Appalled by the failing Elysian Park schools, where Los Angeles Unified School District teachers union leaders took the firm position that adults couldn't teach proper math and reading until poverty itself was beaten, the Pack family plotted another escape — to wealthy San Marino, 25 minutes away.
"My family rallied around me, quite frankly, and pooled their money to buy us a modest home in 1974" in one of America's richest suburbs, with an enviable school system and exceptional teachers. San Marino's teachers nurtured the teenager's "crazy dream to become a sports psychologist." Instead, at 21, his studies at Loyola University pointed him in a different direction.
"I realized then, I wanted to work with kids," he says.
Yet again Pack found himself inside disastrous public schools, first as a social worker, then a counselor. By 2000, he had risen to assistant principal in Inglewood when, he recalls, "I heard of this Green Dot group of schools that had a new idea for the kids, and this guy Steve Barr, and I met him and the other legends of L.A. school reform."

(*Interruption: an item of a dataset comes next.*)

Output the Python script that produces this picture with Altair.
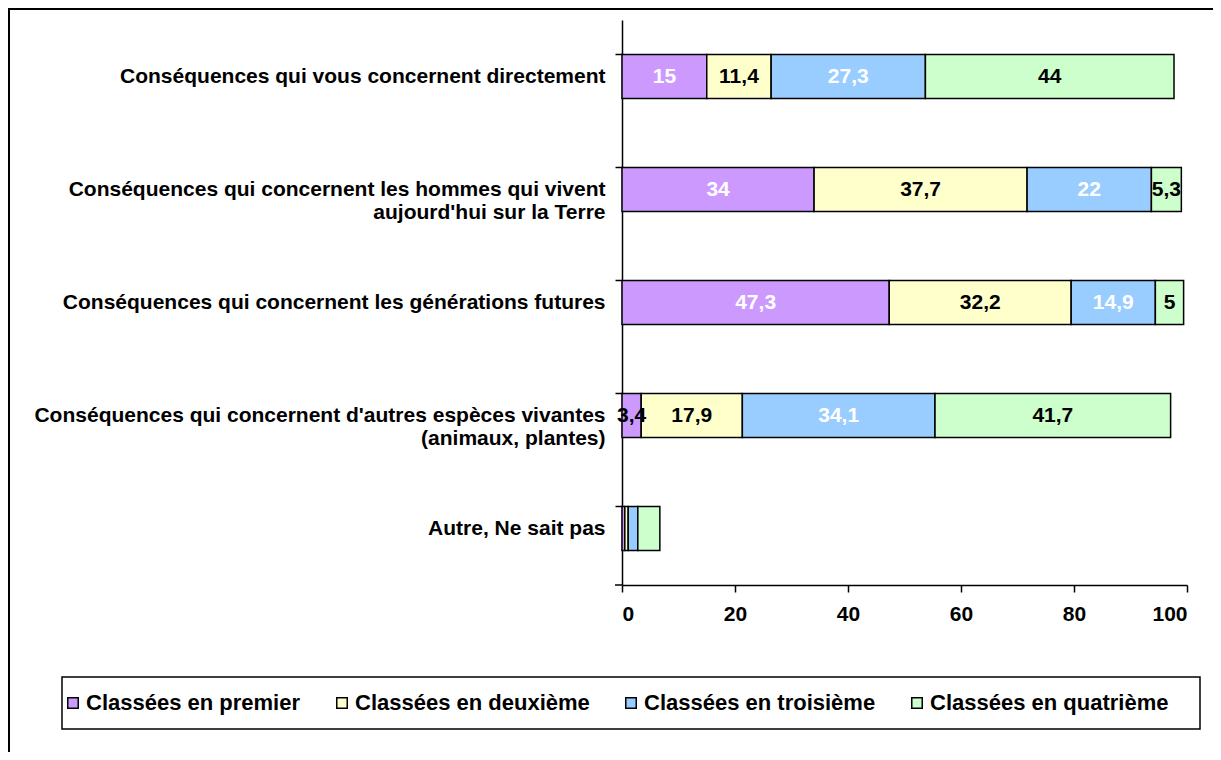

One of them, Judy Burton, asked him, "Do you want to start your own school — you find the building, you buy your own trash cans?" So Pack helped to open four charter schools under the banner Alliance College-Ready Public Schools.
He noticed that the trouble in schools was wrongly blamed on the children's poverty. What he saw was unpreparedness — among the principals and teachers. Pack scoured L.A. for talent, training educators, and had an aha! moment: "Are these adults able to connect with students in a really genuine way so kids start believing in themselves? I don't know that you can teach adults that. So I don't hire teachers. I hire people who love kids and happen to be teachers."
Alliance's Dr. Olga Mohan High School, founded by Pack and his educator wife, earned nearly 900 on California's API tests, making it LAUSD's third-ranked top-performing school.
Pack now directs Math and Science College Preparatory and Crown Preparatory Academy, two charter schools whose minority students focus on science, technology, engineering and math, or STEM. Yes, the parents work long hours. Yes, they speak mostly Spanish and it's noisy at home — the tired excuses of a brittle system. Yet these children easily compete with middle-class kids.
"Our ninth-grade students come to us far behind, and just a year and a half later they're outperforming the national average," Pack says. "And their parents? They're thrilled. They're just thrilled."